Shark Tank, “Foot Cardigan” (7.3) - TV Review



10/9/15, 9 pm (EST), ABC

This week continued the guest shark theme this season is touting. After the so-so guest in Ashton Kutcher, music manager Troy Carter joined the sharks this week.

The first company in the tank is Foot Cardigan, a subscription-based sock company. The concept is simple: for $9/month (other subscriptions are available), you receive a random pair of socks every month. The owners are looking for $250,000 for 10% investment. With subscription-based services for almost anything imaginable these days, this seems like an opportunity all the sharks would jump on. Lori doesn’t think they’ll change anything about the business model, so she goes out. Several offers come from the other sharks before they land a deal with Mark and Troy of $250,000 for 20%.

Up next is Wayne Johnson, with his app for valets, ValPark Mobile. He is seeking $300,000 for 20% of the company. The idea seems like one that would really take off: consumers can use the app at restaurants or clubs where valet is available. They are able to pay online with a secure profile. They can also notify the valet when their bill is paid so their car is ready when they walk out. While he’s currently located in the tri-state area of Washington D.C., Virginia and Maryland, he’s hoping to scale up, though he knows copy cats could come along with the ability to scale more quickly than him. Carter is worried about the scalability and goes out. Mark and Kevin go out for the same reasons. Lori’s concern is Wayne has a partner who is invest in 46% of the company, so she goes out. Daymond sees this as a potentially valuable service, but wants someone with technology and software experience go in with him. Mark and Troy both decline so Daymond doesn’t give an offer. Wayne walks away empty-handed. I’m really surprised how this deal went down. I figured the sharks could use their experience to help scale this product to other major cities, but they must know something I don’t.

Next in the tank is Two Guys Bow Tie, who make bow ties, lapels and fedoras using various types of wood. They are looking for $150,000 for 10%. Troy immediately doesn’t see it working for him and goes out. Kevin wants to include the business in his “Platform of Love” wedding service, and offers them $150,000 for 15%. They are interested, but want someone who’s familiar with this area. Daymond offers them $150,000 for 20%. Mark and Lori go out, knowing that Daymond is a good person to partner with. They would like to partner with Daymond and Troy for $150,000 and 30%. Daymond counters for 20% and 5% royalty. Kevin changes his offer to 10% for 7.5% royalty. Troy goes out. Daymond says $150,000 for 20% and 10% royalty until he’s paid back. They counter for 17.5%, and the deal is made.

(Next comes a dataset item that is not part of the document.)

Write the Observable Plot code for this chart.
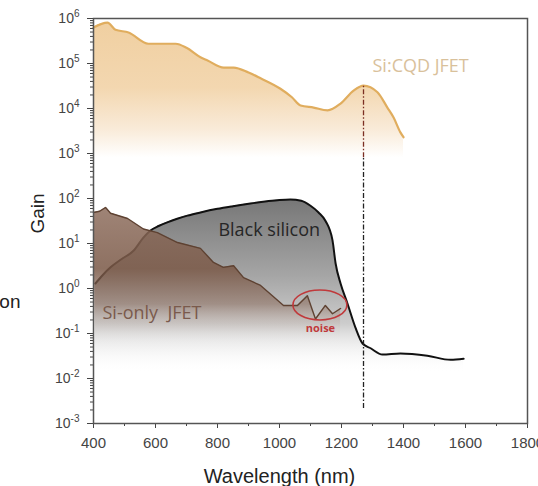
<!DOCTYPE html>
<html><head><meta charset="utf-8">
<script src="https://cdn.jsdelivr.net/npm/d3@7"></script>
<script src="https://cdn.jsdelivr.net/npm/@observablehq/plot@0.6"></script>
<style>
body{margin:0;background:#fff;}
#chart svg{overflow:visible;}
</style>
</head><body><div id="chart"></div>
<script>
// Si:CQD JFET gain
const cqdWl   = [400,445,471,513,577,665,700,745,768,820,852,900,939,1003,1040,1068,1110,1155,1197,1239,1271,1316,1348,1368,1390,1400];
const cqdGain = [6.3e5,8.1e5,5.6e5,4.9e5,2.75e5,2.75e5,2.24e5,1.38e5,1.17e5,8.1e4,8.1e4,6.3e4,4.7e4,2.75e4,1.78e4,1.17e4,1.05e4,9.1e3,1.29e4,2.5e4,3.24e4,2.3e4,1.05e4,6.3e3,2.95e3,2.3e3];
// Black silicon
const bsWl   = [406,430,455,490,529,561,584,610,638,670,703,745,800,850,906,960,1000,1035,1070,1100,1126,1148,1171,1181,1197,1219,1245,1268,1294,1332,1390,1477,1552,1594];
const bsGain = [1.29,2.0,2.95,4.47,6.9,13.5,19.5,24.5,29.5,35.5,41.7,49,59,67.6,77.6,87,93,95.5,89,69,49,32,11.7,3.6,1.29,0.47,0.135,0.060,0.047,0.034,0.036,0.032,0.026,0.0275];
// Si-only JFET
const siWl   = [400,420,439,455,510,561,606,671,745,787,819,852,884,939,1013,1058,1090,1116,1148,1171,1197];
const siGain = [49,52,63,47,36,21,17.4,10.5,7.8,3.8,2.95,3.2,1.74,1.17,0.42,0.42,0.69,0.21,0.42,0.275,0.36];
// marker at the Si:CQD peak
const peakWl = 1271;
const peakGain = 3.24e4;
// ticks
const xMajor = [400,600,800,1000,1200,1400,1600,1800];
const xMinor = [500,700,900,1100,1300,1500,1700];
const yMajor = [1e-3,1e-2,1e-1,1e0,1e1,1e2,1e3,1e4,1e5,1e6];
const yMinor = [];
for (let e = -3; e < 6; e++) for (let m = 2; m <= 9; m++) yMinor.push(m * Math.pow(10, e));

const cqd = cqdWl.map((wl, i) => ({wl, gain: cqdGain[i]}));
const bs  = bsWl.map((wl, i) => ({wl, gain: bsGain[i]}));
const si  = siWl.map((wl, i) => ({wl, gain: siGain[i]}));

const lab = "Open Sans, Noto Sans, sans-serif";

const chart = Plot.plot({
  width: 538, height: 486,
  marginLeft: 93, marginRight: 11, marginTop: 18, marginBottom: 63,
  style: {fontFamily: "Liberation Sans, Arial, sans-serif", background: "#fff"},
  x: {domain: [400, 1800]},
  y: {type: "log", domain: [1e-3, 1e6]},
  marks: [
    Plot.areaY(cqd, {x: "wl", y1: 800, y2: "gain", fill: "url(#gOrange)", curve: "monotone-x"}),
    Plot.lineY(cqd, {x: "wl", y: "gain", stroke: "#e0ad5e", strokeWidth: 2.2, curve: "monotone-x"}),
    Plot.areaY(bs, {x: "wl", y1: 0.013, y2: "gain", fill: "url(#gGray)", curve: "monotone-x"}),
    Plot.lineY(bs, {x: "wl", y: "gain", stroke: "#111", strokeWidth: 2, curve: "monotone-x"}),
    Plot.areaY(si, {x: "wl", y1: 0.05, y2: "gain", fill: "url(#gBrown)"}),
    Plot.lineY(si, {x: "wl", y: "gain", stroke: "#5e4232", strokeWidth: 1.4}),
    Plot.ruleX([peakWl], {y1: 800, y2: peakGain, stroke: "#7b2e22", strokeWidth: 1.3, strokeDasharray: "5,2,1.5,2"}),
    Plot.ruleX([peakWl], {y1: 0.00215, y2: 800, stroke: "#222", strokeWidth: 1.3, strokeDasharray: "5,2,1.5,2"}),
    Plot.text(["Si:CQD JFET"], {x: 1300, y: 66000, text: d => d, textAnchor: "start", lineAnchor: "bottom", fill: "#d9c19b", fontSize: 18, fontFamily: lab}),
    Plot.text(["Black silicon"], {x: 803, y: 14.5, text: d => d, textAnchor: "start", lineAnchor: "bottom", fill: "#262626", fontSize: 18, fontFamily: lab}),
    Plot.text(["Si-only\u00a0 JFET"], {x: 429, y: 0.215, text: d => d, textAnchor: "start", lineAnchor: "bottom", fill: "#7a5a4c", fontSize: 18, fontFamily: lab}),
    Plot.text(["noise"], {x: 1132, y: 0.11, text: d => d, textAnchor: "middle", lineAnchor: "bottom", fill: "#c0393b", fontSize: 11, fontWeight: "bold", fontFamily: lab}),
    Plot.text(["Wavelength (nm)"], {x: 1000, frameAnchor: "bottom", dy: 59, text: d => d, lineAnchor: "bottom", fill: "#222", fontSize: 20}),
    Plot.text(["Gain"], {y: 16.6, frameAnchor: "left", dx: -50, rotate: -90, text: d => d, lineAnchor: "bottom", fill: "#222", fontSize: 19}),
    Plot.text(["on"], {y: 0.5, frameAnchor: "left", dx: -73, text: d => d, textAnchor: "end", lineAnchor: "middle", fill: "#222", fontSize: 19}),
    Plot.axisX(xMajor, {tickSize: 5, tickPadding: 9, fontSize: 15, color: "#444", label: null, tickFormat: d => String(d)}),
    Plot.axisX(xMinor, {tickSize: 3, tickFormat: () => "", color: "#444", label: null}),
    Plot.axisY(yMajor, {tickSize: 6, tickPadding: 8, fontSize: 14, color: "#444", label: null,
      tickFormat: d => "10^" + Math.round(Math.log10(d))}),
    Plot.axisY(yMinor, {tickSize: 3, tickFormat: () => "", color: "#444", label: null}),
    Plot.frame({stroke: "#555", strokeWidth: 1.5})
  ]
});

const svg = d3.select(chart);
const xs = chart.scale("x"), ys = chart.scale("y");
const defs = svg.insert("defs", ":first-child");
function grad(id, top, bottom, stops) {
  const g = defs.append("linearGradient").attr("id", id).attr("gradientUnits", "userSpaceOnUse")
    .attr("x1", 0).attr("x2", 0).attr("y1", ys.apply(top)).attr("y2", ys.apply(bottom));
  stops.forEach(([o, c, a]) => g.append("stop").attr("offset", o).attr("stop-color", c).attr("stop-opacity", a));
}
grad("gOrange", 1e6, 800, [[0, "#f0cfa0", 1], [0.5, "#f3d7b0", 1], [0.8, "#f9ebd9", 1], [1, "#ffffff", 1]]);
grad("gGray", 100, 0.013, [[0, "#767676", 1], [0.45, "#a6a6a6", 1], [0.72, "#cdcdcd", 1], [1, "#ffffff", 0]]);
grad("gBrown", 70, 0.05, [[0, "#8f6f5f", 0.85], [0.45, "#7a5846", 0.85], [0.7, "#8a6a5a", 0.55], [1, "#ffffff", 0]]);

// superscript exponents on y tick labels
svg.selectAll("text").each(function() {
  const t = this.textContent;
  const m = /^10\^(-?\d+)$/.exec(t);
  if (!m) return;
  const el = d3.select(this);
  el.text("");
  el.append("tspan").text("10");
  el.append("tspan").attr("dy", "-6").attr("font-size", "10").text(m[1]);
});

// red ellipse around the noise region
svg.append("ellipse")
  .attr("cx", xs.apply(1132)).attr("cy", ys.apply(0.42))
  .attr("rx", 27).attr("ry", 15)
  .attr("fill", "none").attr("stroke", "#c0393b").attr("stroke-width", 1.6);

document.getElementById("chart").appendChild(chart);
</script>
</body></html>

Last up is Nerdwax, a beeswax balm that prevents glasses from slipping off your nose. They want $80,000 for 20%. They are looking to scale, and need a shark’s expertise to do so. They sell online only, and have had spikes when mentioned on popular websites. Lori and Daymond go out because they don’t see this as making money. Most of the sharks are concerned that they sell a tube too large, and don’t see return customers for 8 months, which is not a good strategy. The only shark to make an offer is Troy, offering $80,000 as a loan until $120,000 is paid back. The family doesn’t like this since they’re not in debt currently so walk away without a deal.

The Roundup

  • Foot Cardigan could definitely grow with Daymond’s help. Subscription-based services are really big right now, so they’re getting on the bandwagon in a good time.
  • ValPark Mobile could be the next big thing. Only time will tell if the sharks made a huge mistake in this investment.
  • Two Guys Bow Tie probably would’ve been a good hit with Kevin’s “Platform of Love’, but Daymond’s expertise in this industry will likely be better in the long run.
  • Nerdwax seemed to make the smart move in declining the offer. Even Mark and Daymond told them they would be making a mistake to take any offers. Hopefully they’re able to grow and succeed.

Yet another batch of pretty interesting products. Though only half got deals, I could see myself purchasing or using all four products. Good luck to all the companies.